Gender Central

As a researcher in gender equality, every week for me is Gender Central, simultaneously frustrating and thought-provoking.  Questions of gender are always complex and answers are not always easy to find.

Last Friday I was contacted by the media team at my university, to provide an ‘expert view’ on a news story developing close to the university campus.  A well-known restaurant within an upmarket hotel was renovating one of its entrances. They had decorated the hoardings around the building works with oversized posters featuring a scantily clad female posterior (we assume it was female, the model’s head was not in the picture).  ‘We’re working on our rear entrance,’ the poster said. ‘We’ll be pert and perfect by June’.  The hoardings stood directly in the path of many hundreds of school, college and university students en route to the multiple educational establishment in the neighbourhood.  The image was more like something from the 1970s than the 2010s.  A twitter storm raged for a number of hours, the posters were removed by late afternoon. Someone had realised it’s better for business NOT to outrage the neighbours.
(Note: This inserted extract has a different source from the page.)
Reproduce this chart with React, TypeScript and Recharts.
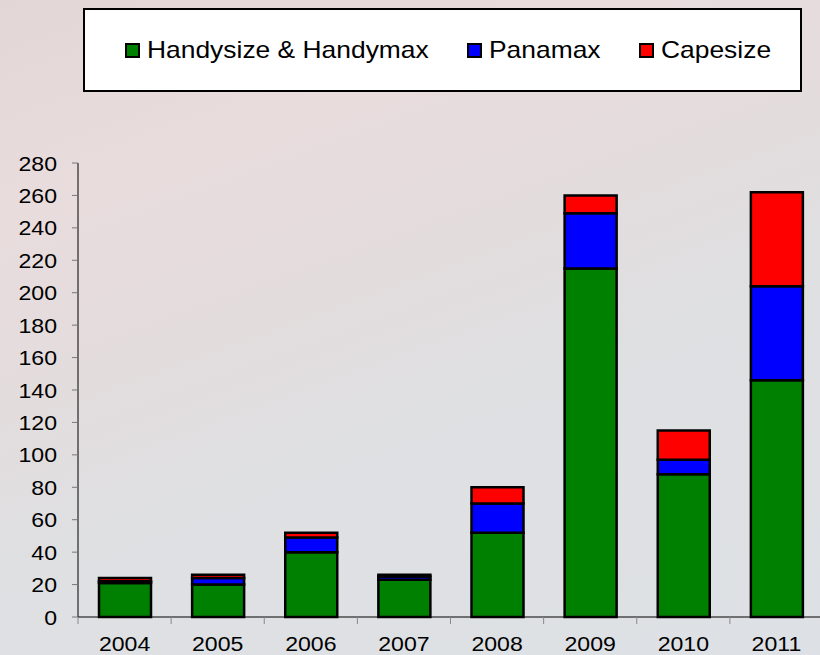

Last week too, another twitter storm sprang up following the story of the temp receptionist at PwC sent home for refusing to wear high heels.  Among other responses, the Fawcett Society launched #flatsfriday.  Cue many (too many?) photos of women wearing flat shoes.  Men too – but then they rarely wear anything else.  It reminded me of the time Twitter and Facebook were swimming in ‘je suis Charlie’ / French tricolours – for a limited time.  ‘Love my killer heels,’ said one tweet, ‘but today I’m in my flats’.  I think #flatsfriday missed the point (the Fawcett Society were not pleased that I said so).  Posting photos of shoes is a fleeting and superficial response to the continued sexualisation of female identity in the workplace.  It really  doesn’t tackle the heart of the matter, playing instead into the ‘every woman loves shoes – don’t they?’ stereotype.  (This week, PwC hosted a gender equality forum for business and government …. Awkward timing?)

This Friday, the #flatsfriday hashtag is notable only by its absence from the feeds and my week ends dispiritingly, with the appearance of a group photo celebrating newly appointed professors and readers at my university.  Of seven new professors, six are men, six are White; both readers are also male.  To misquote Justin Trudeau – ‘This is 2016?’






disturbing the surface

Last Friday I had the pleasure of presenting at a seminar jointly hosted by OFFA and SRHE on the role of research in policy-making.  Professor Jacqueline Stevenson (SHU), Co-convenor of SRHE’s Access and Widening Participation Network had pulled together a great line-up including Nick Hillman of HEPI, Dr Neil Harrison (UWE) and Dr Vikki Boliver (Durham).  In between their thought-provoking presentations it was the turn of early-career researchers – seven of us, to outline our thoughts on the relationship of our research to policy, to reflect on the relevance and the challenges we encounter.  My own presentation focused on my current role as Research Fellow undertaking gender equality research within the boundaries of one institution.  I drew on Adrian Holliday’s wonderful description of the process of research ie: that it is by trying to understand what happens when, as an inevitable consequence of being there, the researcher disturbs the surface of the culture she is investigating, that they are in a position to dig deeper, to reveal the hidden and the counter (Holliday 2004 p.278).  Disturbing the surface, it seems to me, is also an essential part of the often slow process of policy and culture change.

contested territory

Full-time study not only holds the centre ground of English higher education (HE), it crowds the whole territory, pushing different ways of engaging with higher level study to a strategically precarious periphery.  In my doctoral research, I take on the influential narrative of ‘belonging in HE’, which has become so entangled with ideas about student retention.  My thesis re-imagines belonging in HE for mature part-time undergraduates peripherally positioned in the English sector.  It does so by drawing on spatial, psychosocial and psychogeographical ideas to map a more nuanced territory, to theorise ‘belonging’ through concepts of space and power.  Its findings disrupt a dominant, reductive narrative and emphasise instead, a rich territory of persistence and shared ownership; of belonging as a complex, negotiated process in the contested space of HE.  Institutional approaches to strategy and practice which acknowledge and encompass multiple versions of ‘belonging in HE’ increase HE’s capacity to engage with all its students more meaningfully.